Can we define gravity on Calabi-Yau manifolds? I have read about applying Hermitian geometry in general relativity in deriving holomorphic gravity. But if we take it some steps further i.e. allowing Kähler manifolds with the Ricci flatness condition, can we consider general relativistic gravitational force on Calabi-Yau manifolds?
 A: The physical point of Calabi-Yau manifolds being Ricci flat is that a string wrapped on it will not spread. The Hamilton equation for Ricci flows
$$
\frac{dg_{ij}}{dt}~+~2R_{ij}~=~0.
$$
If there is a nonzero Ricci curvature then the manifold will change its geometry with time. This will mean that a string wrapped on this space will have its world sheet area change, and thus is action according to the Goto theorem. In general a string will spread out over the space. 

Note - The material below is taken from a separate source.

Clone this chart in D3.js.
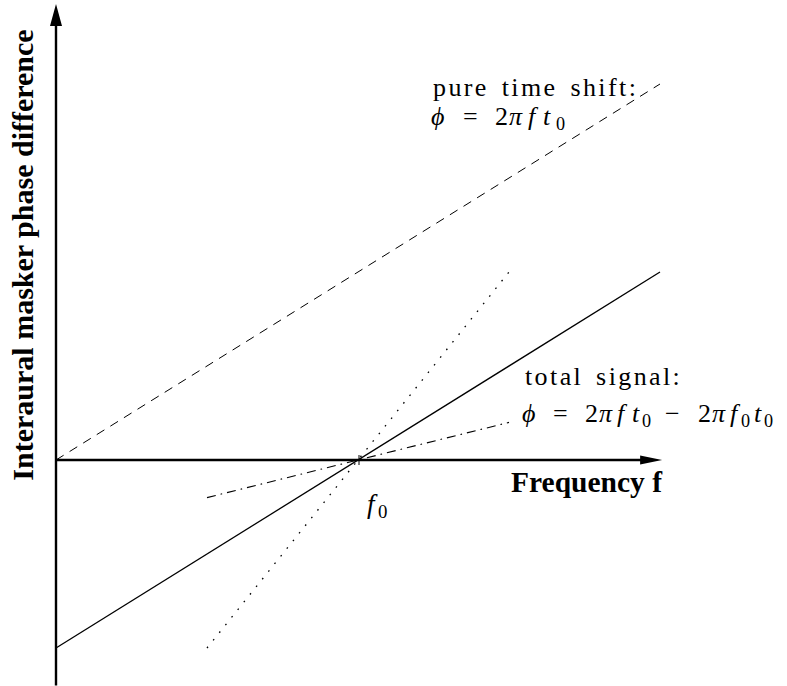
<!DOCTYPE html>
<html>
<head>
<meta charset="utf-8">
<script src="https://cdn.jsdelivr.net/npm/d3@7"></script>
<style>
  html, body { margin: 0; padding: 0; background: #fff; }
  svg { display: block; }
</style>
</head>
<body>
<svg id="chart" width="787" height="686"></svg>
<script>
// Phase of the interaural masker difference versus frequency (units: f0 = 1)
const f0 = 1;
const xAxisLabel = "Frequency f";
const yAxisLabel = "Interaural masker phase difference";

// Each line: frequency endpoints and phase values at those endpoints
const timeShiftFreq = [0, 2];
const timeShiftPhase = [0, 2];
const totalSignalFreq = [0, 2];
const totalSignalPhase = [-1, 1];
const steepFreq = [0.5, 1.5];
const steepPhase = [-1, 1];
const shallowFreq = [0.5, 1.5];
const shallowPhase = [-0.2, 0.2];

// Axis extents in data units
const xAxisExtent = [0, 2.007];
const yAxisExtent = [-1.2, 2.425];

const svg = d3.select("#chart");
const x = d3.scaleLinear().domain([0, 2]).range([56, 660]);
const y = d3.scaleLinear().domain([-1, 2]).range([648, 84]);

const serif = "'Liberation Serif', 'Times New Roman', serif";

// Lines
const line = d3.line().x(d => x(d[0])).y(d => y(d[1]));
const series = [
  { f: timeShiftFreq, p: timeShiftPhase, dash: "9,7", w: 1 },
  { f: totalSignalFreq, p: totalSignalPhase, dash: null, w: 1.3 },
  { f: steepFreq, p: steepPhase, dash: "1.6,8.2", w: 1.3 },
  { f: shallowFreq, p: shallowPhase, dash: "9,5,1.6,5", w: 1.1 }
];
svg.append("g").selectAll("path").data(series).join("path")
  .attr("d", s => line(s.f.map((fv, i) => [fv, s.p[i]])))
  .attr("fill", "none")
  .attr("stroke", "#000")
  .attr("stroke-width", s => s.w)
  .attr("stroke-dasharray", s => s.dash);

// Axes with arrowheads
const axes = svg.append("g");
const x0 = x(0), y0 = y(0);
const xEnd = x(xAxisExtent[1]);
const yTop = y(yAxisExtent[1]);
const yBottom = y(yAxisExtent[0]);
const headLen = 22, headHalf = 5.5;

axes.append("line")
  .attr("x1", x0).attr("y1", y0).attr("x2", xEnd - headLen + 2).attr("y2", y0)
  .attr("stroke", "#000").attr("stroke-width", 2.4);
axes.append("path")
  .attr("d", `M${xEnd},${y0} L${xEnd - headLen},${y0 - headHalf + 1} L${xEnd - headLen},${y0 + headHalf - 1} Z`)
  .attr("fill", "#000");

axes.append("line")
  .attr("x1", x0).attr("y1", yBottom).attr("x2", x0).attr("y2", yTop + headLen - 2)
  .attr("stroke", "#000").attr("stroke-width", 2.4);
axes.append("path")
  .attr("d", `M${x0},${yTop} L${x0 - headHalf - 0.5},${yTop + headLen} L${x0 + headHalf + 0.5},${yTop + headLen} Z`)
  .attr("fill", "#000");

// Tick at f0
axes.append("line")
  .attr("x1", x(f0) + 1).attr("x2", x(f0) + 1)
  .attr("y1", y0 - 5).attr("y2", y0 + 5)
  .attr("stroke", "#000").attr("stroke-width", 1);

// Axis titles
svg.append("text")
  .attr("x", 511).attr("y", 492)
  .attr("font-family", serif).attr("font-weight", "bold").attr("font-size", 29)
  .attr("textLength", 151).attr("lengthAdjust", "spacingAndGlyphs")
  .text(xAxisLabel);

svg.append("text")
  .attr("transform", "translate(33,255) rotate(-90)")
  .attr("text-anchor", "middle")
  .attr("font-family", serif).attr("font-weight", "bold").attr("font-size", 30)
  .text(yAxisLabel);

// Formula text: pieces flow in one line, each nudged so it starts at its own x
function formula(xp, yp, size, pieces) {
  const t = svg.append("text")
    .attr("x", xp).attr("y", yp)
    .attr("font-family", serif).attr("font-size", size);
  let cursor = xp, raised = 0;
  pieces.forEach(p => {
    const drop = p.sub ? 5 : 0;
    const ts = t.append("tspan")
      .attr("dx", (p.x - cursor).toFixed(2))
      .attr("dy", drop - raised)
      .attr("font-style", p.i ? "italic" : null)
      .attr("font-size", p.sub ? size * 0.7 : null)
      .text(p.t);
    raised = drop;
    cursor = p.x + ts.node().getComputedTextLength();
  });
}

// f0 label
formula(367, 513, 27, [
  { t: "f", i: true, x: 367 },
  { t: "0", sub: true, x: 378 }
]);

// Annotations
function caption(xp, yp, text) {
  svg.append("text")
    .attr("x", xp).attr("y", yp)
    .attr("font-family", serif).attr("font-size", 26)
    .attr("letter-spacing", 2.4)
    .attr("word-spacing", 4)
    .text(text);
}

caption(433, 96, "pure time shift:");
formula(431, 125, 26, [
  { t: "ϕ", i: true, x: 431 },
  { t: "=", x: 463 },
  { t: "2", x: 495 },
  { t: "π", i: true, x: 509 },
  { t: "f", i: true, x: 528 },
  { t: "t", i: true, x: 543 },
  { t: "0", sub: true, x: 556 }
]);

caption(525, 385, "total signal:");
formula(522, 422, 26, [
  { t: "ϕ", i: true, x: 522 },
  { t: "=", x: 553 },
  { t: "2", x: 585 },
  { t: "π", i: true, x: 599 },
  { t: "f", i: true, x: 617 },
  { t: "t", i: true, x: 632 },
  { t: "0", sub: true, x: 642 },
  { t: "−", x: 665 },
  { t: "2", x: 698 },
  { t: "π", i: true, x: 712 },
  { t: "f", i: true, x: 730 },
  { t: "0", sub: true, x: 741 },
  { t: "t", i: true, x: 754 },
  { t: "0", sub: true, x: 764 }
]);
</script>
</body>
</html>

If general relativity contributed to the Calabi-Yau manifold curvature, say if there is something as an inhomegenous term to the Hamilton equation, much the same would happen. This might be problematic. However, gravitational wave data on GRB 150101B indicates a very low bound on gravitational waves leaking into so called extra large dimensions. It then appears that data does not support the idea of gravitational waves leaking into other dimensions, say a Calabi-Yau manifolds, and causing some of the theoretical mischief I point out here.